**Material for the task**
━━━━━━━━

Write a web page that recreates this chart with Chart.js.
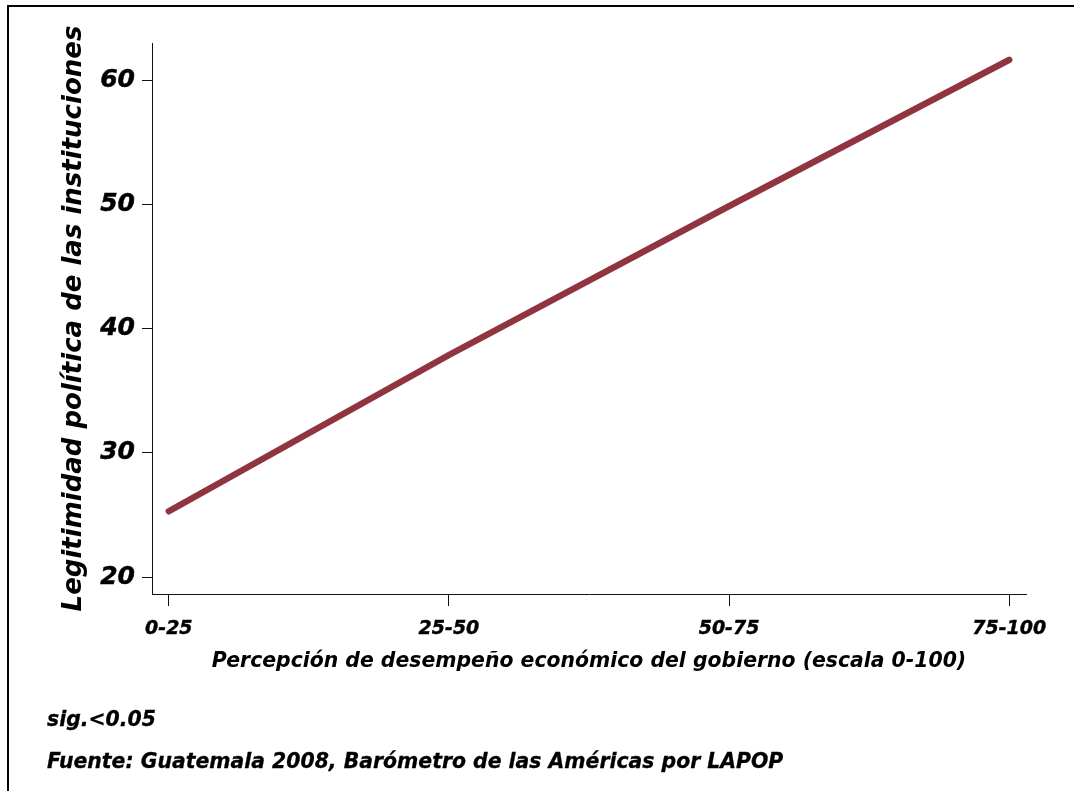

━━━━━━━━

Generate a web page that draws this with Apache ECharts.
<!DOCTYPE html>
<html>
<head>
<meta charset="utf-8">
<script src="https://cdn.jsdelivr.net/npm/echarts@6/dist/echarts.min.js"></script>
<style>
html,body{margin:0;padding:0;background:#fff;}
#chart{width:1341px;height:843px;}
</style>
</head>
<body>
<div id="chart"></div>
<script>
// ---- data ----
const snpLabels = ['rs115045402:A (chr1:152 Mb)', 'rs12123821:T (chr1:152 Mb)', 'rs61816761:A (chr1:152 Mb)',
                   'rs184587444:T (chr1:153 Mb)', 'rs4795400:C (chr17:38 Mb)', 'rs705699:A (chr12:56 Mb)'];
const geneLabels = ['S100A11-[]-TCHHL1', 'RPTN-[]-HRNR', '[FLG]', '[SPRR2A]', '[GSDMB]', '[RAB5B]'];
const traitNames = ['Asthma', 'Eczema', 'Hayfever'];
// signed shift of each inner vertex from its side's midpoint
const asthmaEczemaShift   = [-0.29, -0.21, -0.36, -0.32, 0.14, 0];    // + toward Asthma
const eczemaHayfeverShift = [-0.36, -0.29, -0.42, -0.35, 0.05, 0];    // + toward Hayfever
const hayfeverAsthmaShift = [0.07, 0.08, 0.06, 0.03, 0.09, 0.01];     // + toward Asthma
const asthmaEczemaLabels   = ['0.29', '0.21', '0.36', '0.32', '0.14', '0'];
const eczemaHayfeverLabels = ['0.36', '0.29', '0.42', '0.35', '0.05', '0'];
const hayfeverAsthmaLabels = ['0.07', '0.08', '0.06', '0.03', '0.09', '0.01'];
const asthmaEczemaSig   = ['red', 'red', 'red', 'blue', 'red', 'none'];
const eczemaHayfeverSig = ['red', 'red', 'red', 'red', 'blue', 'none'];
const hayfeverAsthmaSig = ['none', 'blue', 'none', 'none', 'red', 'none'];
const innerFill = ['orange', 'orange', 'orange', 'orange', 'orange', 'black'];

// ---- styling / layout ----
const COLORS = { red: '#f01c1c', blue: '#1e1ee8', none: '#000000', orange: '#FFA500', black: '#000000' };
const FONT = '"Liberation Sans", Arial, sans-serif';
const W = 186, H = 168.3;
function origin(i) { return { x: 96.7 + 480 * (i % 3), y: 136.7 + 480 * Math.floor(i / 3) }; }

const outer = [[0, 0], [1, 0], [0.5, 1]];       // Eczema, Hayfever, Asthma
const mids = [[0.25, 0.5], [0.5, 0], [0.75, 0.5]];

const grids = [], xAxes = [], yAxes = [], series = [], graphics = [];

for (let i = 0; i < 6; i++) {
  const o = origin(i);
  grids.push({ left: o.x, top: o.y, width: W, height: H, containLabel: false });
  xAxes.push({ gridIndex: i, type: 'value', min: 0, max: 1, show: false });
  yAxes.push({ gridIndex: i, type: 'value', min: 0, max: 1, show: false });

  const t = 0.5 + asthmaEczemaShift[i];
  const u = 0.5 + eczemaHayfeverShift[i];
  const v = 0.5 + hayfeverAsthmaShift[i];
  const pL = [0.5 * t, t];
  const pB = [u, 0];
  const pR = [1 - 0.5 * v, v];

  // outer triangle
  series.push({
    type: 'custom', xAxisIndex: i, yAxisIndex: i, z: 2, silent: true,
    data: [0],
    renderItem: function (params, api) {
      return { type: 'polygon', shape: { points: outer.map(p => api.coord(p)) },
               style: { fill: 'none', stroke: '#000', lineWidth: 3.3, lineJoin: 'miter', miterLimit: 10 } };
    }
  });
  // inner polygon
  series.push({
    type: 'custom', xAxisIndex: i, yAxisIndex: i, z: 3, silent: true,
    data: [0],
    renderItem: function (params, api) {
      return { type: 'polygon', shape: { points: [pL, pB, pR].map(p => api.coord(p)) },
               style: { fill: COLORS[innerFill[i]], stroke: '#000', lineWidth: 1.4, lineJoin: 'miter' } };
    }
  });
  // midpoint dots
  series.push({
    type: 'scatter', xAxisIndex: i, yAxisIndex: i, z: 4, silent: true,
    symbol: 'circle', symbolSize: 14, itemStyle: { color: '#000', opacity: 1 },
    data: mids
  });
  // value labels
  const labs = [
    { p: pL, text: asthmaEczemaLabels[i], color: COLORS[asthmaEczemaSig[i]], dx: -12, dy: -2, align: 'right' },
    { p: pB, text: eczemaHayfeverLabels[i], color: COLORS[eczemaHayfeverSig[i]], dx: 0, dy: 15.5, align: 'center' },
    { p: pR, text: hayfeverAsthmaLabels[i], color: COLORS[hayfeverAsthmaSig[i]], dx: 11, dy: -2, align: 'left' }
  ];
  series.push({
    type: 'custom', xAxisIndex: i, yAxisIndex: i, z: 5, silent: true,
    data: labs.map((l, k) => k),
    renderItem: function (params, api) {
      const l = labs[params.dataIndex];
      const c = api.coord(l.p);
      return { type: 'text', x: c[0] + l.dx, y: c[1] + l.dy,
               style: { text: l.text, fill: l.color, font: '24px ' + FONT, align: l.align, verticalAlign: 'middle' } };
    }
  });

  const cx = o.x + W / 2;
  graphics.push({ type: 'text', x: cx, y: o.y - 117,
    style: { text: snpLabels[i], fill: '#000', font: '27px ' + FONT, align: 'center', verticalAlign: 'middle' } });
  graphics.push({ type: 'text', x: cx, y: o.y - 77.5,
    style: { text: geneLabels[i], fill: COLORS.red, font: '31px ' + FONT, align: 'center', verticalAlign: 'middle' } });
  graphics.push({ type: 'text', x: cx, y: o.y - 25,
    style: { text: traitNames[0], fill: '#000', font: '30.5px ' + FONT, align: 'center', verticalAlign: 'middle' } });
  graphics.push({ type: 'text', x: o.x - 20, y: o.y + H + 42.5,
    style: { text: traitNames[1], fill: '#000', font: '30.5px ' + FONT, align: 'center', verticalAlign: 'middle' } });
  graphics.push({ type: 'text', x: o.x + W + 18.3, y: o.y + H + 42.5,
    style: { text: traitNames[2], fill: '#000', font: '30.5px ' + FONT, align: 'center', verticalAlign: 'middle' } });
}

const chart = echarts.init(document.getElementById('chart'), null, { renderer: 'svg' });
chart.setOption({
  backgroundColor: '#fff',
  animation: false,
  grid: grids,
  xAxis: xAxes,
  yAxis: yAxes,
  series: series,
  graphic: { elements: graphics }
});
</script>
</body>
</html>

━━━━━━━━

**Exercise objective**
Return, unchanged, the run of lines above that opens with the line containing "Generate a web" and closes with the line containing "['orange', 'orange', 'orange', 'orange', 'orange', 'black'];". Include both.

**Full output**
Generate a web page that draws this with Apache ECharts.
<!DOCTYPE html>
<html>
<head>
<meta charset="utf-8">
<script src="https://cdn.jsdelivr.net/npm/echarts@6/dist/echarts.min.js"></script>
<style>
html,body{margin:0;padding:0;background:#fff;}
#chart{width:1341px;height:843px;}
</style>
</head>
<body>
<div id="chart"></div>
<script>
// ---- data ----
const snpLabels = ['rs115045402:A (chr1:152 Mb)', 'rs12123821:T (chr1:152 Mb)', 'rs61816761:A (chr1:152 Mb)',
                   'rs184587444:T (chr1:153 Mb)', 'rs4795400:C (chr17:38 Mb)', 'rs705699:A (chr12:56 Mb)'];
const geneLabels = ['S100A11-[]-TCHHL1', 'RPTN-[]-HRNR', '[FLG]', '[SPRR2A]', '[GSDMB]', '[RAB5B]'];
const traitNames = ['Asthma', 'Eczema', 'Hayfever'];
// signed shift of each inner vertex from its side's midpoint
const asthmaEczemaShift   = [-0.29, -0.21, -0.36, -0.32, 0.14, 0];    // + toward Asthma
const eczemaHayfeverShift = [-0.36, -0.29, -0.42, -0.35, 0.05, 0];    // + toward Hayfever
const hayfeverAsthmaShift = [0.07, 0.08, 0.06, 0.03, 0.09, 0.01];     // + toward Asthma
const asthmaEczemaLabels   = ['0.29', '0.21', '0.36', '0.32', '0.14', '0'];
const eczemaHayfeverLabels = ['0.36', '0.29', '0.42', '0.35', '0.05', '0'];
const hayfeverAsthmaLabels = ['0.07', '0.08', '0.06', '0.03', '0.09', '0.01'];
const asthmaEczemaSig   = ['red', 'red', 'red', 'blue', 'red', 'none'];
const eczemaHayfeverSig = ['red', 'red', 'red', 'red', 'blue', 'none'];
const hayfeverAsthmaSig = ['none', 'blue', 'none', 'none', 'red', 'none'];
const innerFill = ['orange', 'orange', 'orange', 'orange', 'orange', 'black'];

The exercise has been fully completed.